- _Data shown_:
· · · · ·

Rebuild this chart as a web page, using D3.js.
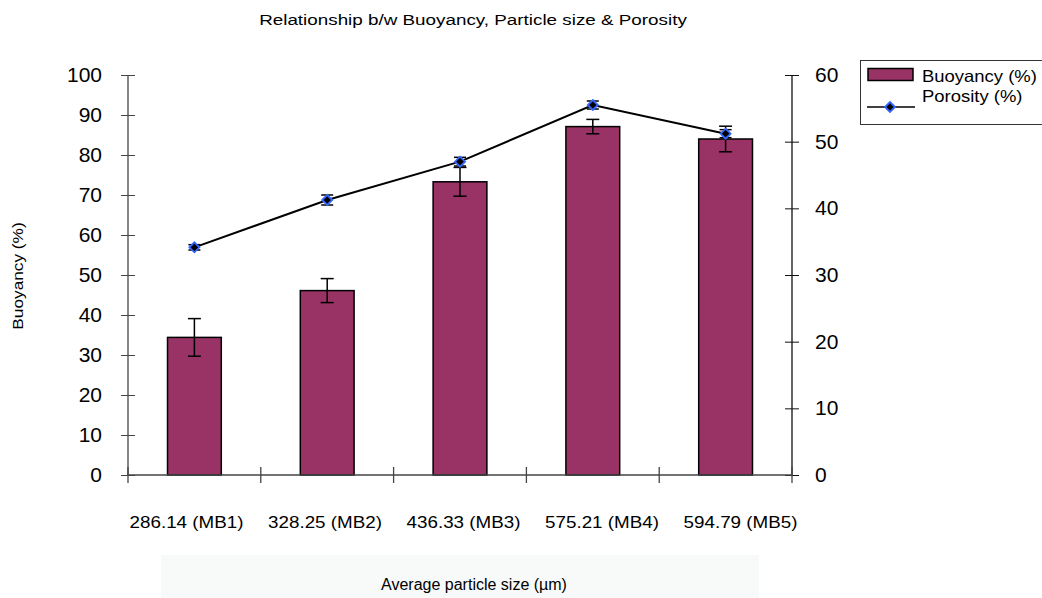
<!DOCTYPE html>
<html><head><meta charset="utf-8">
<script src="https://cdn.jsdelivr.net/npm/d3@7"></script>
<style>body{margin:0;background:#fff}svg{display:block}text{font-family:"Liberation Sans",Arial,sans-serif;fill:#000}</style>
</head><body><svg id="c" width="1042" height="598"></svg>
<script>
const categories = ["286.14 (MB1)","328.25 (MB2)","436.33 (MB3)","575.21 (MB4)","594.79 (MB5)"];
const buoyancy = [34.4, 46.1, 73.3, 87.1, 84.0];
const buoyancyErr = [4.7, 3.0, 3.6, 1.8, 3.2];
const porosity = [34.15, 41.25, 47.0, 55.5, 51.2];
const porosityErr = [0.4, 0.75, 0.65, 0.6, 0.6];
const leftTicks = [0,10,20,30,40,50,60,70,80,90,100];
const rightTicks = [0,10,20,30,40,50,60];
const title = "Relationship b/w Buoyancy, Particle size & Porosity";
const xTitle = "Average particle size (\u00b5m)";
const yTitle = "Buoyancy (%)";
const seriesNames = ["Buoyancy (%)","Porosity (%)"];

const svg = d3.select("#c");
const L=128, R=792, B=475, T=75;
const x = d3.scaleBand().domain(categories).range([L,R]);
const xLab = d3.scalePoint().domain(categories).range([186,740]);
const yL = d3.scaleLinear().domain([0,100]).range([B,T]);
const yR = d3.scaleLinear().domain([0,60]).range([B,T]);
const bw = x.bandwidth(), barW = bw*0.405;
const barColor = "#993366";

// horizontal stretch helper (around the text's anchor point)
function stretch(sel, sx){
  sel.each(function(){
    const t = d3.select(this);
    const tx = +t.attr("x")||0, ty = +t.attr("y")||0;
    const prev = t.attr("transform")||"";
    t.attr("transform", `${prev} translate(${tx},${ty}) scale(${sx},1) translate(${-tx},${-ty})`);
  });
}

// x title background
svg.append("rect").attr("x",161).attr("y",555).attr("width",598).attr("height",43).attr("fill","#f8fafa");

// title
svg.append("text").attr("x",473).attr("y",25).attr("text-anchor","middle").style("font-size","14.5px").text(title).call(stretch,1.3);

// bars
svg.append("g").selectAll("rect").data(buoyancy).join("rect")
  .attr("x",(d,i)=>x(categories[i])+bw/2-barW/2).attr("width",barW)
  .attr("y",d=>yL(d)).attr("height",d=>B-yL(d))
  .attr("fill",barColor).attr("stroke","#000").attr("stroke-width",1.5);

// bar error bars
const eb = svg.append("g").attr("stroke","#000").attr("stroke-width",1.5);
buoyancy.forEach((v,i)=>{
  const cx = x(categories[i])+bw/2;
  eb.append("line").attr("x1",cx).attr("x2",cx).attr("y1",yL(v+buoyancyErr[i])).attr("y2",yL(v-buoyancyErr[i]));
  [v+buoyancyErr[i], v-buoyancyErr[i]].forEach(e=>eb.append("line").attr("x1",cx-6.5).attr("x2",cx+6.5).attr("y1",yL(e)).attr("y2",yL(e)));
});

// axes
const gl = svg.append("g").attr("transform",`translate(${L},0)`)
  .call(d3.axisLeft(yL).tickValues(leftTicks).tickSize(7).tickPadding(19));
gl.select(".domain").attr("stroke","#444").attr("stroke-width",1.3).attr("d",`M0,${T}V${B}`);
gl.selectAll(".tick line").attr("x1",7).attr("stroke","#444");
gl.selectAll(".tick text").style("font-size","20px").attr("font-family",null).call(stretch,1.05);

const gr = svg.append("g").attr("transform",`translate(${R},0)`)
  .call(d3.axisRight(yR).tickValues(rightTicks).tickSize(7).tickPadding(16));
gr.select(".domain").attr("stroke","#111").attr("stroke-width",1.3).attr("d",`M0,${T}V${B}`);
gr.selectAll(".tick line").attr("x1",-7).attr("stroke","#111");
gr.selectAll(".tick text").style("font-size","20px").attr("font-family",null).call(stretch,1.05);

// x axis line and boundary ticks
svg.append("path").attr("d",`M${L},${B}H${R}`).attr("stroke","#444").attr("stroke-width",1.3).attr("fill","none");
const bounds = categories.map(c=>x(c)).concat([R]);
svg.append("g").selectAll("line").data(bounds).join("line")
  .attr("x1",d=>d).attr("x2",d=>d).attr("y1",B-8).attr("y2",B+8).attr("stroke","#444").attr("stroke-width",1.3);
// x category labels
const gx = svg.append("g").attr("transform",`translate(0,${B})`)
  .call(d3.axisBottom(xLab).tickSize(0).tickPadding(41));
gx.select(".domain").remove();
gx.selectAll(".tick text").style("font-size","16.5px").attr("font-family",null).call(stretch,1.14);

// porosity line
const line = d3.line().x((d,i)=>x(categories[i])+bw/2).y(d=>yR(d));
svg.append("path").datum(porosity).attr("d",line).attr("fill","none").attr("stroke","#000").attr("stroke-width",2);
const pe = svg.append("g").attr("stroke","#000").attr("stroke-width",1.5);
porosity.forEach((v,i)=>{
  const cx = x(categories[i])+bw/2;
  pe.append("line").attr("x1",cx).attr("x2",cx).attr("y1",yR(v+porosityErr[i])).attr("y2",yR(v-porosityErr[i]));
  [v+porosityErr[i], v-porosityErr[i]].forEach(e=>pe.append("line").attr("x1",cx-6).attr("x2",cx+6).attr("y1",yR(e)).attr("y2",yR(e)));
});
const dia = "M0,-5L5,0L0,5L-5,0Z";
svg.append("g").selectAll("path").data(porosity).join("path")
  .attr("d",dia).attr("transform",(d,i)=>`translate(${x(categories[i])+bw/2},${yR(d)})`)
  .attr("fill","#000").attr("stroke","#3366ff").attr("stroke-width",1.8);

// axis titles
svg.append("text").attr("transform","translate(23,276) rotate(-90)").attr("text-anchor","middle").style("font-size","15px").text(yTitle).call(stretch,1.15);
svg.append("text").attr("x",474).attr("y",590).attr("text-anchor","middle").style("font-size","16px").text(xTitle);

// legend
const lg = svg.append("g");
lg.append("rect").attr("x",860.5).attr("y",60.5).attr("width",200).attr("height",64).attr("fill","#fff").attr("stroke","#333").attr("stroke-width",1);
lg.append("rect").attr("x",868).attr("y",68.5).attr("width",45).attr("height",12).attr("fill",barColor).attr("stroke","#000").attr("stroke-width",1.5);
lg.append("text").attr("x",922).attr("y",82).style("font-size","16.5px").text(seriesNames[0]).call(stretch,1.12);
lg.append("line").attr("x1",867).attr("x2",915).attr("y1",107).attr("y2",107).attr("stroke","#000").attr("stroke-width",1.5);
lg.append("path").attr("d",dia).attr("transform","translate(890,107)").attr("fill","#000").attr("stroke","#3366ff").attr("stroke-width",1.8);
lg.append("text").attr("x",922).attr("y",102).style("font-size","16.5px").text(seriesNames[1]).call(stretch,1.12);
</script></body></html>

· · · · ·

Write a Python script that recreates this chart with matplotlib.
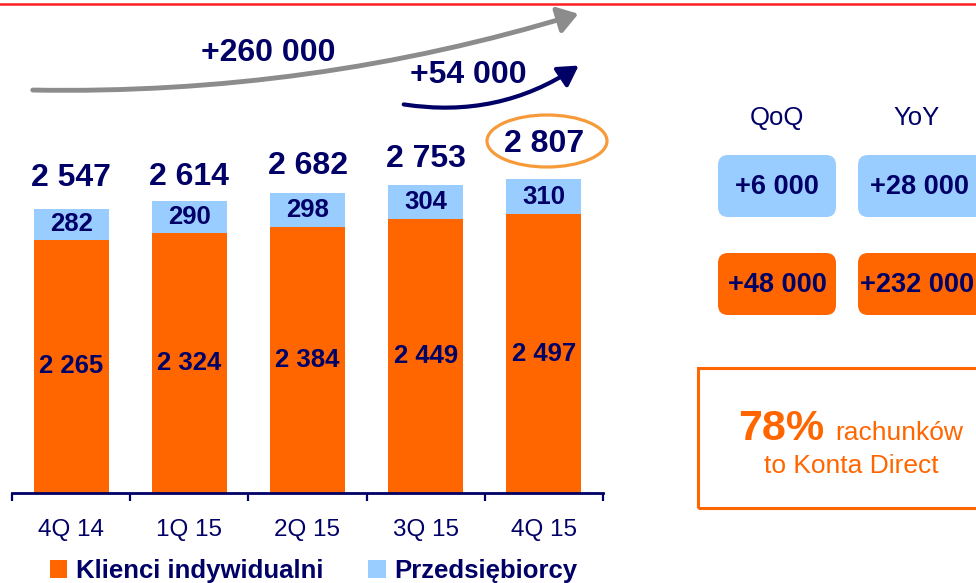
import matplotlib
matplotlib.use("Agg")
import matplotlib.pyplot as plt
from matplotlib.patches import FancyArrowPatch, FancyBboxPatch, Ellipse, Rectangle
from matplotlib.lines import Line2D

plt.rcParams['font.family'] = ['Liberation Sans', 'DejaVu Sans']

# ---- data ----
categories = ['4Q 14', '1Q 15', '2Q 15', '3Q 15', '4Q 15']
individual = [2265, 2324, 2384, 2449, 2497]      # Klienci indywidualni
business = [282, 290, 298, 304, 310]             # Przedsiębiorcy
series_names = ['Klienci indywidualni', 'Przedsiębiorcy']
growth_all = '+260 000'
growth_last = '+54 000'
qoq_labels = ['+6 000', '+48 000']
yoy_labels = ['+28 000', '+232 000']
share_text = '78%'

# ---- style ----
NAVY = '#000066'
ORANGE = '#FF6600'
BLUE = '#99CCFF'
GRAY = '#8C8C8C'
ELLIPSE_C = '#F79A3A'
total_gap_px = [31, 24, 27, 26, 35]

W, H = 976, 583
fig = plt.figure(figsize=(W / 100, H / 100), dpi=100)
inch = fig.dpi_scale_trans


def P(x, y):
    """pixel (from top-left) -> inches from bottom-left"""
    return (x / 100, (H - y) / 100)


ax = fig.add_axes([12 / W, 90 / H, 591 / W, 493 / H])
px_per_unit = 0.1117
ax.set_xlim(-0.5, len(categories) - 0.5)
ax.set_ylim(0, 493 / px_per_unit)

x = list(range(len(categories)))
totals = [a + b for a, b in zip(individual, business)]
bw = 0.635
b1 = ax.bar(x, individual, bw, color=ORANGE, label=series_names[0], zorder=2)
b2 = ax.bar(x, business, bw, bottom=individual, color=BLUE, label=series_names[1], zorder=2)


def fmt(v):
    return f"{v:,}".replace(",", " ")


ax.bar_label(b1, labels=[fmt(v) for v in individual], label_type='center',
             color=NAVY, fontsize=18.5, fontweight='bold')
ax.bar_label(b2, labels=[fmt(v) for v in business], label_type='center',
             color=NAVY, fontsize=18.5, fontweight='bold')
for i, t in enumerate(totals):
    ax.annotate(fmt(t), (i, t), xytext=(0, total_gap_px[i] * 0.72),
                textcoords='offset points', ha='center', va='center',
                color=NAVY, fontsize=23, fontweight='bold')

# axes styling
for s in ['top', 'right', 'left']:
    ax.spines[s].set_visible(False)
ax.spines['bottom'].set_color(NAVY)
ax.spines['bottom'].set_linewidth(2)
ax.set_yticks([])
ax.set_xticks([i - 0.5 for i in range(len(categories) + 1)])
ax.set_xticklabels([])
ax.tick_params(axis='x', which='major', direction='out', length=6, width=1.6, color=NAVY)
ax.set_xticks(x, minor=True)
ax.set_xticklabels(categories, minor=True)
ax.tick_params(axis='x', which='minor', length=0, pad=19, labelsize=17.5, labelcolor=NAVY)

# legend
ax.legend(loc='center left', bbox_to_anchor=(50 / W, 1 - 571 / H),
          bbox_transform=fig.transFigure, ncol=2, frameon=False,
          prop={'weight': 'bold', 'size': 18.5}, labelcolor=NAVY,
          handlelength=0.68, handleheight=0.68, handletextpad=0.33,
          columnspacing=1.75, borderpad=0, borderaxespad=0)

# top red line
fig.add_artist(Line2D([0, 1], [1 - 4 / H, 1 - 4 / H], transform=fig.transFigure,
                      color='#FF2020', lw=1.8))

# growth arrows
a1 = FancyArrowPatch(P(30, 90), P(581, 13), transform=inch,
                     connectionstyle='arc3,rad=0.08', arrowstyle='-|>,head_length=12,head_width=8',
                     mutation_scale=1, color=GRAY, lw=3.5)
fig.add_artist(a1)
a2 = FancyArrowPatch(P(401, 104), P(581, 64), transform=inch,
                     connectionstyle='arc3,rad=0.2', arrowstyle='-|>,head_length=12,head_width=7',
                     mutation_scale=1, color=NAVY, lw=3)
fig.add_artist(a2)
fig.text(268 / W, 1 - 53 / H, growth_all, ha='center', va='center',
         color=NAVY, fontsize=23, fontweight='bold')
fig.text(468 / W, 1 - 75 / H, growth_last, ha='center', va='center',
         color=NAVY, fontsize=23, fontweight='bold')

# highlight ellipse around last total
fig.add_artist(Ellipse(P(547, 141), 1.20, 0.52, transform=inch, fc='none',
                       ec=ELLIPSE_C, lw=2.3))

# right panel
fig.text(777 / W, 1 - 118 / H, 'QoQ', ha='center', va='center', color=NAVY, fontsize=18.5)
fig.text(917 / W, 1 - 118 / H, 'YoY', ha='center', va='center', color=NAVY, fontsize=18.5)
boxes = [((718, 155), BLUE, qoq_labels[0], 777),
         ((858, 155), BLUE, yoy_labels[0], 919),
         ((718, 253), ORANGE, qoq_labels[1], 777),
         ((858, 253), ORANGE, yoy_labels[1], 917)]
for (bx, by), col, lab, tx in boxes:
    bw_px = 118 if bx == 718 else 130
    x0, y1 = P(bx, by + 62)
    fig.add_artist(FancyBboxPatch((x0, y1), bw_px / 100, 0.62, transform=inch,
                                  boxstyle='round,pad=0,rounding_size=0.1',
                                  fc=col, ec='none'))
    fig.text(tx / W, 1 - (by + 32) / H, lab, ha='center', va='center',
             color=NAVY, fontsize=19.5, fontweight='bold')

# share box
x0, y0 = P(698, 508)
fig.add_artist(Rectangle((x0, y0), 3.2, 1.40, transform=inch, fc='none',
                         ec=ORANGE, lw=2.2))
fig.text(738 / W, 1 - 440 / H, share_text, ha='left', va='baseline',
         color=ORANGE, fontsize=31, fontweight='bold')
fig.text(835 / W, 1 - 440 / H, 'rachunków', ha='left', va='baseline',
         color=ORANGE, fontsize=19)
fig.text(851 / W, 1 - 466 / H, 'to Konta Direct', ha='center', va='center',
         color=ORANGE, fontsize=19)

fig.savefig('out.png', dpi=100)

· · · · ·

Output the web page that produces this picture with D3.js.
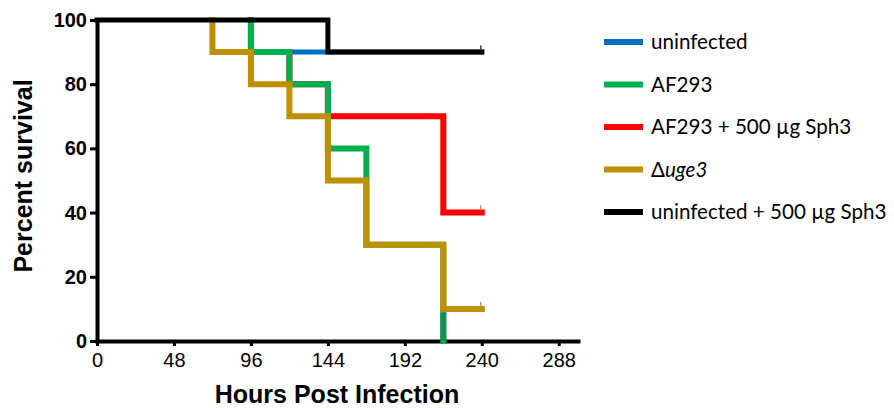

· · · · ·

- _Task prompt_:
Exactly the lines from the one with "Write a Python" through the one with "plt.rcParams['font.family'] = ['Liberation" are to be reproduced, and no pictures with them.

- _Solution for this exercise_:
Write a Python script that recreates this chart with matplotlib.
import matplotlib
matplotlib.use("Agg")
import matplotlib.pyplot as plt
from matplotlib.patches import FancyArrowPatch, FancyBboxPatch, Ellipse, Rectangle
from matplotlib.lines import Line2D

plt.rcParams['font.family'] = ['Liberation Sans', 'DejaVu Sans']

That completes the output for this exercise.